Begin at the top of the records below and return each line exactly through the line with "const Y_TICKS = [1, 1.5, 2, 2.5];". Skip pictures.

*Charts and diagrams as code*.
■ ■ ■ ■ ■ ■ ■
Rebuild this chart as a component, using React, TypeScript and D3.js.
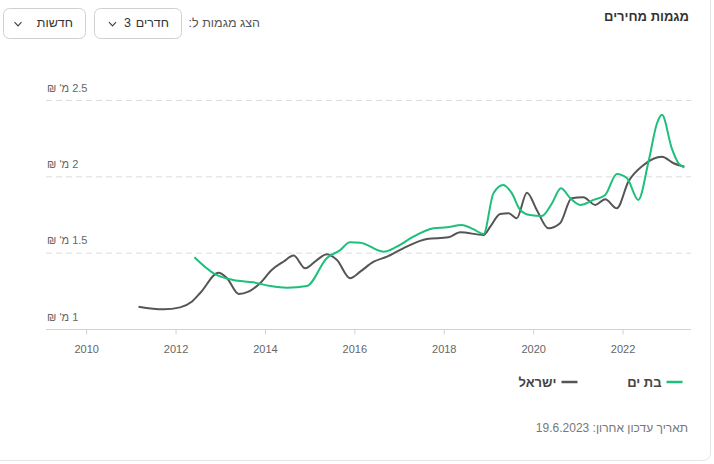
import React from "react";
import * as d3 from "d3";

const X_TICKS = [2010, 2012, 2014, 2016, 2018, 2020, 2022];
const Y_TICKS = [1, 1.5, 2, 2.5];

const ISRAEL_YEARS = [2011.16, 2011.72, 2012.09, 2012.35, 2012.54, 2012.95, 2013.14, 2013.4, 2013.62, 2013.88, 2014.14, 2014.4, 2014.63, 2014.89, 2015.15, 2015.37, 2015.6, 2015.89, 2016.12, 2016.42, 2016.72, 2017.16, 2017.61, 2018.09, 2018.36, 2018.88, 2019.03, 2019.25, 2019.44, 2019.62, 2019.85, 2020.07, 2020.33, 2020.59, 2020.85, 2021.11, 2021.38, 2021.6, 2021.86, 2022.12, 2022.46, 2022.87, 2023.13, 2023.37];
const ISRAEL_VALUES = [1.149, 1.132, 1.145, 1.182, 1.239, 1.372, 1.336, 1.233, 1.248, 1.303, 1.39, 1.444, 1.484, 1.401, 1.455, 1.493, 1.455, 1.336, 1.379, 1.444, 1.477, 1.543, 1.593, 1.604, 1.637, 1.619, 1.674, 1.757, 1.761, 1.729, 1.896, 1.783, 1.663, 1.696, 1.86, 1.866, 1.816, 1.853, 1.794, 1.969, 2.078, 2.132, 2.089, 2.067];

const BATYAM_YEARS = [2012.41, 2012.84, 2013.28, 2013.73, 2014.11, 2014.48, 2014.93, 2015.37, 2015.67, 2015.89, 2016.12, 2016.64, 2016.94, 2017.31, 2017.76, 2018.06, 2018.39, 2018.65, 2018.88, 2019.1, 2019.32, 2019.51, 2019.7, 2019.92, 2020.18, 2020.41, 2020.61, 2020.82, 2021.04, 2021.34, 2021.6, 2021.86, 2022.09, 2022.34, 2022.57, 2022.76, 2022.87, 2023.09, 2023.24, 2023.37];
const BATYAM_VALUES = [1.473, 1.368, 1.324, 1.309, 1.285, 1.274, 1.285, 1.467, 1.52, 1.571, 1.569, 1.51, 1.543, 1.608, 1.663, 1.67, 1.685, 1.657, 1.626, 1.893, 1.947, 1.893, 1.783, 1.75, 1.744, 1.827, 1.925, 1.86, 1.816, 1.849, 1.881, 2.019, 1.991, 1.849, 2.1, 2.351, 2.406, 2.187, 2.089, 2.06];

const SERIES = [
  { name: "בת ים", color: "#1cc07a", years: BATYAM_YEARS, values: BATYAM_VALUES },
  { name: "ישראל", color: "#555555", years: ISRAEL_YEARS, values: ISRAEL_VALUES },
];

const FONT = "'Liberation Sans', Arial, sans-serif";

export default function App() {
  const x = d3.scaleLinear().domain([2009.09, 2023.52]).range([46, 691]);
  const y = d3.scaleLinear().domain([1, 2.5]).range([329.5, 100.5]);
  const line = d3
    .line<[number, number]>()
    .x((d) => x(d[0]))
    .y((d) => y(d[1]))
    .curve(d3.curveMonotoneX);

  const chevron = (cx: number, cy: number) =>
    `M${cx - 3.5},${cy - 1.8} L${cx},${cy + 1.8} L${cx + 3.5},${cy - 1.8}`;

  return (
    <div style={{ position: "absolute", left: 0, top: 0 }}>
      <svg width={714} height={464} style={{ display: "block", fontFamily: FONT }}>
        <rect x={-10} y={-10} width={720.5} height={470.5} rx={7} fill="#fff" stroke="#e4e4e4" />

        {/* header */}
        <text x={689} y={21} direction="rtl" textAnchor="start" fontSize={13} fontWeight="bold" fill="#333">
          מגמות מחירים
        </text>
        <text x={260} y={27} direction="rtl" textAnchor="start" fontSize={12.5} fill="#555">
          הצג מגמות ל:
        </text>
        <rect x={94.5} y={8.5} width={87} height={30} rx={6} fill="#fff" stroke="#d0d0d0" />
        <text x={169} y={27} direction="rtl" textAnchor="start" fontSize={12.5} fill="#333">
          חדרים
        </text>
        <text x={131} y={27} textAnchor="end" fontSize={12.5} fill="#333">
          3
        </text>
        <path d={chevron(112.5, 24)} fill="none" stroke="#444" strokeWidth={1.2} />
        <rect x={3.5} y={8.5} width={82} height={30} rx={6} fill="#fff" stroke="#d0d0d0" />
        <text x={73} y={27} direction="rtl" textAnchor="start" fontSize={12.5} fill="#333">
          חדשות
        </text>
        <path d={chevron(18, 24)} fill="none" stroke="#444" strokeWidth={1.2} />

        {/* grid */}
        {Y_TICKS.filter((t) => t !== 1).map((t) => (
          <line key={t} x1={46} x2={691} y1={y(t)} y2={y(t)} stroke="#dcdcdc" strokeDasharray="6,4" />
        ))}
        {Y_TICKS.map((t) => (
          <text key={"l" + t} x={47} y={y(t) - 9} direction="rtl" textAnchor="end" fontSize={11} fill="#666">
            {`${t} מ' ₪`}
          </text>
        ))}

        {/* x axis */}
        <line x1={46} x2={691} y1={y(1)} y2={y(1)} stroke="#c9d3e3" strokeWidth={1} />
        {X_TICKS.map((t) => (
          <g key={t}>
            <line x1={x(t)} x2={x(t)} y1={y(1)} y2={y(1) + 5} stroke="#c9d3e3" />
            <text x={x(t)} y={353} textAnchor="middle" fontSize={11} fill="#666">
              {t}
            </text>
          </g>
        ))}

        {/* lines */}
        {SERIES.slice()
          .reverse()
          .map((s) => (
            <path
              key={s.name}
              d={line(s.years.map((yr, i) => [yr, s.values[i]] as [number, number])) || ""}
              fill="none"
              stroke={s.color}
              strokeWidth={2}
            />
          ))}

        {/* legend */}
        <line x1={666.5} x2={682.5} y1={382} y2={382} stroke={SERIES[0].color} strokeWidth={2.5} />
        <text x={661.5} y={387} direction="rtl" textAnchor="start" fontSize={13} fontWeight="bold" fill="#444">
          {SERIES[0].name}
        </text>
        <line x1={561.5} x2={577.5} y1={382} y2={382} stroke={SERIES[1].color} strokeWidth={2.5} />
        <text x={556.5} y={387} direction="rtl" textAnchor="start" fontSize={13} fontWeight="bold" fill="#444">
          {SERIES[1].name}
        </text>

        {/* footer */}
        <text x={688} y={432} direction="rtl" textAnchor="start" fontSize={12} fill="#777">
          תאריך עדכון אחרון: 19.6.2023
        </text>
      </svg>
    </div>
  );
}
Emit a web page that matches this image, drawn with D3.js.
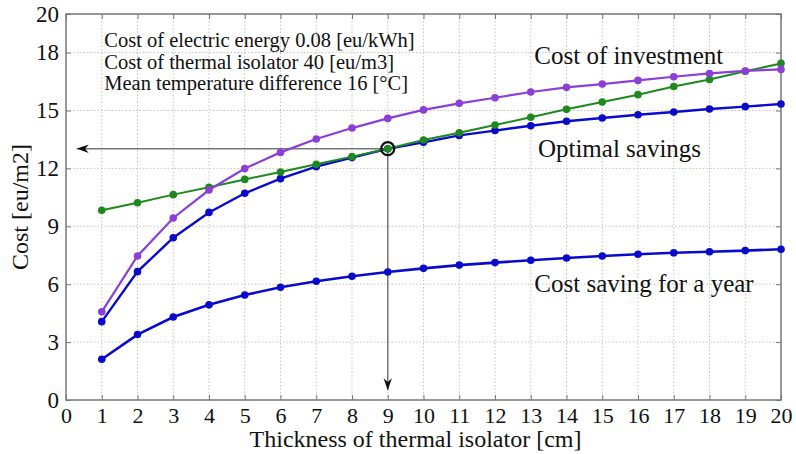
<!DOCTYPE html>
<html>
<head>
<meta charset="utf-8">
<script src="https://cdn.jsdelivr.net/npm/d3@7"></script>
<style>
  body { margin: 0; background: #fff; }
  svg text { font-family: "Liberation Serif", "Times New Roman", serif !important; }
</style>
</head>
<body>
<div id="chart-area"></div>
<script>
// thickness of isolator [cm]
const thickness = d3.range(1, 21)

// series
const investment = [4.57, 7.46, 9.43, 10.88, 11.99, 12.83, 13.52, 14.09, 14.59, 15.03,
  15.37, 15.66, 15.96, 16.20, 16.37, 16.56, 16.75, 16.92, 17.05, 17.13]
const linear = [9.83, 10.22, 10.64, 11.02, 11.43, 11.81, 12.21, 12.61, 13.02, 13.47,
  13.85, 14.25, 14.65, 15.06, 15.44, 15.82, 16.24, 16.61, 17.03, 17.44]
const optimal = [4.06, 6.65, 8.41, 9.72, 10.71, 11.47, 12.09, 12.56, 13.02, 13.35,
  13.71, 13.96, 14.21, 14.44, 14.61, 14.78, 14.92, 15.08, 15.20, 15.34]
const yearly = [2.11, 3.39, 4.30, 4.93, 5.44, 5.84, 6.15, 6.41, 6.63, 6.82,
  6.99, 7.12, 7.24, 7.36, 7.46, 7.55, 7.63, 7.68, 7.74, 7.81]

const xTicks = d3.range(0, 21)
const yTicks = [0, 3, 6, 9, 12, 15, 18, 20]
const optimum = { x: 9, y: 13.02 }

const infoLines = [
  "Cost of electric energy 0.08 [eu/kWh]",
  "Cost of thermal isolator 40 [eu/m3]",
  "Mean temperature difference 16 [\u00B0C]"
]

const W = 796, H = 454
const MARGIN = { LEFT: 66, RIGHT: 15, TOP: 14, BOTTOM: 54 }
const WIDTH = W - MARGIN.LEFT - MARGIN.RIGHT
const HEIGHT = H - MARGIN.TOP - MARGIN.BOTTOM

const svg = d3.select("#chart-area").append("svg")
  .attr("width", W)
  .attr("height", H)

const g = svg.append("g")
  .attr("transform", `translate(${MARGIN.LEFT}, ${MARGIN.TOP})`)

const x = d3.scaleLinear().domain([0, 20]).range([0, WIDTH])
const y = d3.scaleLinear().domain([0, 20]).range([HEIGHT, 0])

// grid
g.append("g").selectAll("line").data(xTicks.slice(1, -1)).join("line")
  .attr("x1", d => x(d)).attr("x2", d => x(d))
  .attr("y1", 0).attr("y2", HEIGHT)
  .attr("stroke", "#c4c4c4").attr("stroke-dasharray", "1.5,2")
g.append("g").selectAll("line").data(yTicks.slice(1, -1)).join("line")
  .attr("x1", 0).attr("x2", WIDTH)
  .attr("y1", d => y(d)).attr("y2", d => y(d))
  .attr("stroke", "#c4c4c4").attr("stroke-dasharray", "1.5,2")

// axes (ticks inward, on all four sides)
const axisStyle = size => sel => {
  sel.select(".domain").remove()
  sel.selectAll(".tick line").attr("stroke", "#777")
  sel.selectAll(".tick text").attr("font-size", size).attr("fill", "#111")
}
g.append("g").attr("transform", `translate(0, ${HEIGHT})`)
  .call(d3.axisBottom(x).tickValues(xTicks).tickSizeInner(-5).tickPadding(7).tickFormat(d3.format("d")))
  .call(axisStyle("22px"))
g.append("g")
  .call(d3.axisTop(x).tickValues(xTicks).tickSizeInner(-5).tickFormat(""))
  .call(axisStyle("22px"))
g.append("g")
  .call(d3.axisLeft(y).tickValues(yTicks).tickSizeInner(-5).tickPadding(7).tickFormat(d3.format("d")))
  .call(axisStyle("23px"))
g.append("g").attr("transform", `translate(${WIDTH}, 0)`)
  .call(d3.axisRight(y).tickValues(yTicks).tickSizeInner(-5).tickFormat(""))
  .call(axisStyle("23px"))

// frame
g.append("rect").attr("width", WIDTH).attr("height", HEIGHT)
  .attr("fill", "none").attr("stroke", "#777").attr("stroke-width", 1.5)

// arrows from the optimum
svg.append("defs").append("marker")
  .attr("id", "arrow").attr("viewBox", "0 0 10 10")
  .attr("refX", 10).attr("refY", 5)
  .attr("markerWidth", 8).attr("markerHeight", 8)
  .attr("orient", "auto-start-reverse")
  .append("path").attr("d", "M0,1.5 L10,5 L0,8.5 L3,5 Z").attr("fill", "#111")

g.append("line")
  .attr("x1", x(optimum.x)).attr("y1", y(optimum.y))
  .attr("x2", x(0.3)).attr("y2", y(optimum.y))
  .attr("stroke", "#777").attr("stroke-width", 1.5)
  .attr("marker-end", "url(#arrow)")
g.append("line")
  .attr("x1", x(optimum.x)).attr("y1", y(optimum.y))
  .attr("x2", x(optimum.x)).attr("y2", y(0.5))
  .attr("stroke", "#777").attr("stroke-width", 1.5)
  .attr("marker-end", "url(#arrow)")

// series
const series = [
  { values: yearly, color: "#0a0acc", width: 2.6 },
  { values: optimal, color: "#0a0acc", width: 2.4 },
  { values: linear, color: "#1e8a1e", width: 2 },
  { values: investment, color: "#8c3fd6", width: 2.2 }
]
const line = d3.line().x((d, i) => x(thickness[i])).y(d => y(d))

series.forEach(s => {
  g.append("path")
    .attr("d", line(s.values))
    .attr("fill", "none")
    .attr("stroke", s.color)
    .attr("stroke-width", s.width)
  g.append("g").selectAll("circle").data(s.values).join("circle")
    .attr("cx", (d, i) => x(thickness[i]))
    .attr("cy", d => y(d))
    .attr("r", 3.8)
    .attr("fill", s.color)
})

// optimum circle
g.append("circle")
  .attr("cx", x(optimum.x)).attr("cy", y(optimum.y))
  .attr("r", 6.5).attr("fill", "none")
  .attr("stroke", "#111").attr("stroke-width", 2.2)

// info text
g.append("g").selectAll("text").data(infoLines).join("text")
  .attr("x", x(1.07))
  .attr("y", (d, i) => 33 + i * 21.5)
  .attr("font-size", "20.5px")
  .attr("fill", "#111")
  .text(d => d)

// curve labels
const curveLabels = [
  { text: "Cost of investment", x: 13.1, y: 17.4 },
  { text: "Optimal savings", x: 13.2, y: 12.6 },
  { text: "Cost saving for a year", x: 13.1, y: 5.6 }
]
g.append("g").selectAll("text").data(curveLabels).join("text")
  .attr("x", d => x(d.x)).attr("y", d => y(d.y))
  .attr("font-size", "25px").attr("fill", "#111")
  .text(d => d.text)

// axis titles
svg.append("text")
  .attr("x", MARGIN.LEFT + WIDTH / 2 - 8).attr("y", 447)
  .attr("text-anchor", "middle").attr("font-size", "24px").attr("fill", "#111")
  .text("Thickness of thermal isolator [cm]")
svg.append("text")
  .attr("transform", `translate(28, ${MARGIN.TOP + HEIGHT / 2}) rotate(-90)`)
  .attr("text-anchor", "middle").attr("font-size", "24px").attr("fill", "#111")
  .text("Cost [eu/m2]")
</script>
</body>
</html>
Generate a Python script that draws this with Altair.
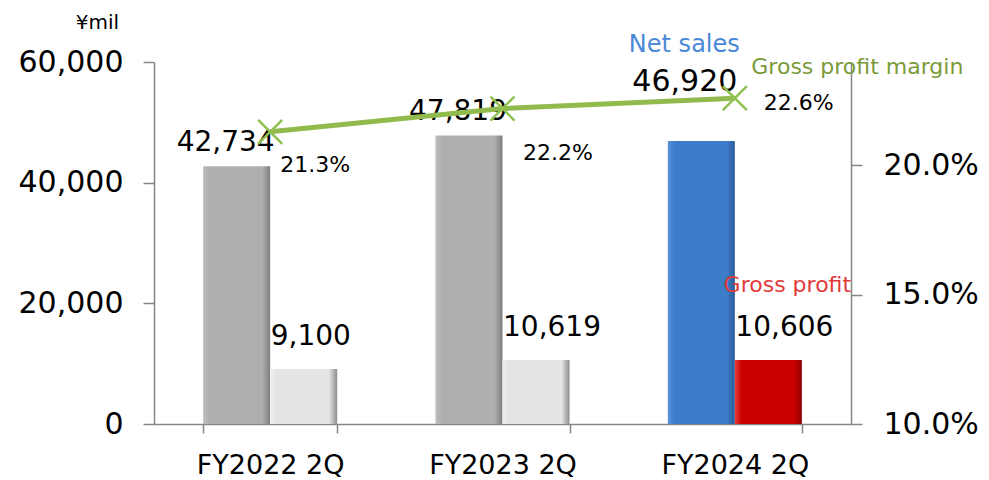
import altair as alt
import pandas as pd

# ---- data ----
periods = ["FY2022 2Q", "FY2023 2Q", "FY2024 2Q"]
net_sales = [42734, 47819, 46920]
gross_profit = [9100, 10619, 10606]
gross_margin = [21.3, 22.2, 22.6]
sales_labels = ["42,734", "47,819", "46,920"]
profit_labels = ["9,100", "10,619", "10,606"]
margin_labels = ["21.3%", "22.2%", "22.6%"]
left_ticks = [0, 20000, 40000, 60000]
right_ticks = [10, 15, 20]

FONT = "DejaVu Sans"

bars = pd.DataFrame({
    "period": periods * 2,
    "series": ["Net sales"] * 3 + ["Gross profit"] * 3,
    "value": net_sales + gross_profit,
    "label": sales_labels + profit_labels,
    "current": [False, False, True] * 2,
})
margin = pd.DataFrame({"period": periods, "margin": gross_margin, "label": margin_labels})

x_scale = alt.Scale(domain=periods, paddingInner=0.423, paddingOuter=0.2115)
off_scale = alt.Scale(domain=["Net sales", "Gross profit"], paddingInner=0, paddingOuter=0)
y_left = alt.Scale(domain=[0, 60000], nice=False, zero=True)
y_right = alt.Scale(domain=[10, 24], nice=False, zero=False)

x_axis = alt.Axis(title=None, labelFontSize=27, labelFont=FONT, labelColor="#000000",
                  labelAngle=0, tickBand="extent", tickSize=9, tickColor="#868686",
                  tickWidth=1.5, domainColor="#868686", domainWidth=1.5,
                  labelPadding=19, labelBaseline="top", grid=False)
left_axis = alt.Axis(orient="left", values=left_ticks,
                     labelExpr="format(datum.value, ',d')",
                     labelFontSize=30, labelFont=FONT,
                     labelColor="#000000", tickSize=11, tickColor="#868686", tickWidth=1.5,
                     domainColor="#868686", domainWidth=1.5, labelPadding=20, grid=False,
                     title="¥mil", titleAngle=0, titleFont=FONT, titleFontSize=20,
                     titleFontWeight="normal", titleColor="#000000", titleAlign="center",
                     titleBaseline="alphabetic", titleX=-57, titleY=-34)
right_axis = alt.Axis(orient="right", values=right_ticks,
                      labelExpr="format(datum.value, '.1f') + '%'",
                      labelFontSize=30, labelFont=FONT, labelColor="#000000",
                      tickSize=11, tickColor="#868686", tickWidth=1.5,
                      domainColor="#868686", domainWidth=1.5, labelPadding=21,
                      grid=False, title=None)

x_enc = alt.X("period:N", scale=x_scale, sort=periods, axis=x_axis)
y_bar = alt.Y("value:Q", scale=y_left, axis=left_axis)
y_pct = alt.Y("margin:Q", scale=y_right, axis=right_axis)


def grad(edge_l, body, edge_r):
    return alt.LinearGradient(
        gradient="linear", x1=0, x2=1, y1=0, y2=0,
        stops=[alt.GradientStop(color=edge_l, offset=0),
               alt.GradientStop(color=body, offset=0.1),
               alt.GradientStop(color=body, offset=0.88),
               alt.GradientStop(color=edge_r, offset=1)])


base_bar = alt.Chart(bars).encode(
    x=x_enc,
    y=y_bar,
    xOffset=alt.XOffset("series:N", scale=off_scale, sort=["Net sales", "Gross profit"]),
)

bar_styles = [
    ("Net sales", False, grad("#bdbdbd", "#afafaf", "#7d7d7d")),
    ("Gross profit", False, grad("#f0f0f0", "#e4e4e4", "#8c8c8c")),
    ("Net sales", True, grad("#5c95dc", "#3d7cc9", "#2a5a98")),
    ("Gross profit", True, grad("#e83a3a", "#cc0000", "#8f0000")),
]
bar_layers = []
for s, cur, g in bar_styles:
    bar_layers.append(
        base_bar.transform_filter(
            (alt.datum.series == s) & (alt.datum.current == cur)
        ).mark_bar(color=g)
    )

sales_text = base_bar.transform_filter(
    (alt.datum.series == "Net sales") & (alt.datum.current == False)
).mark_text(font=FONT, fontSize=28, align="right", baseline="alphabetic", dx=38, dy=-15,
            color="#000000").encode(text="label:N")

sales_text_cur = base_bar.transform_filter(
    (alt.datum.series == "Net sales") & (alt.datum.current == True)
).mark_text(font=FONT, fontSize=30, align="right", baseline="alphabetic", dx=36, dy=-50,
            color="#000000").encode(text="label:N")

net_sales_tag = base_bar.transform_filter(
    (alt.datum.series == "Net sales") & (alt.datum.current == True)
).mark_text(font=FONT, fontSize=24, align="center", baseline="alphabetic", dx=-17, dy=-89,
            color="#4a88d8", text="Net sales")

profit_text = base_bar.transform_filter(
    alt.datum.series == "Gross profit"
).mark_text(font=FONT, fontSize=28, align="left", baseline="alphabetic", dx=-33, dy=-24,
            color="#000000").encode(text="label:N")

gross_profit_tag = base_bar.transform_filter(
    (alt.datum.series == "Gross profit") & (alt.datum.current == True)
).mark_text(font=FONT, fontSize=22, align="center", baseline="alphabetic", dx=19, dy=-68,
            color="#e03a3a", text="Gross profit")

left_layer = alt.layer(*bar_layers, sales_text, sales_text_cur, net_sales_tag,
                       profit_text, gross_profit_tag)

base_line = alt.Chart(margin).encode(x=x_enc, y=y_pct)

line = base_line.mark_line(color="#92bb4e", strokeWidth=5)
markers = base_line.mark_point(shape="M-1,-1L1,1M-1,1L1,-1", size=576, filled=False,
                               stroke="#8fc050", strokeWidth=2.5, opacity=1)

pct_offsets = [(10, 40), (20.5, 51.5), (29, 12)]
pct_layers = []
for p, (dx, dy) in zip(periods, pct_offsets):
    pct_layers.append(
        base_line.transform_filter(alt.datum.period == p).mark_text(
            font=FONT, fontSize=22, align="left", baseline="alphabetic", dx=dx, dy=dy,
            color="#000000").encode(text="label:N")
    )

margin_tag = base_line.transform_filter(alt.datum.period == periods[2]).mark_text(
    font=FONT, fontSize=22, align="center", baseline="alphabetic", dx=122.5, dy=-24,
    color="#7a9a3a", text="Gross profit margin")

right_layer = alt.layer(line, markers, *pct_layers, margin_tag)

chart = alt.layer(left_layer, right_layer).resolve_scale(y="independent").properties(
    width=697, height=362,
    autosize=alt.AutoSizeParams(type="none"),
    padding={"left": 146, "top": 54, "right": 130, "bottom": 56},
    background="#ffffff",
).configure_view(stroke=None)

chart.save("out.html", embed_options={"renderer": "svg", "actions": False})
■ ■ ■ ■ ■ ■ ■
*RESULT OF THIS TASK*.
Rebuild this chart as a component, using React, TypeScript and D3.js.
import React from "react";
import * as d3 from "d3";

const X_TICKS = [2010, 2012, 2014, 2016, 2018, 2020, 2022];
const Y_TICKS = [1, 1.5, 2, 2.5];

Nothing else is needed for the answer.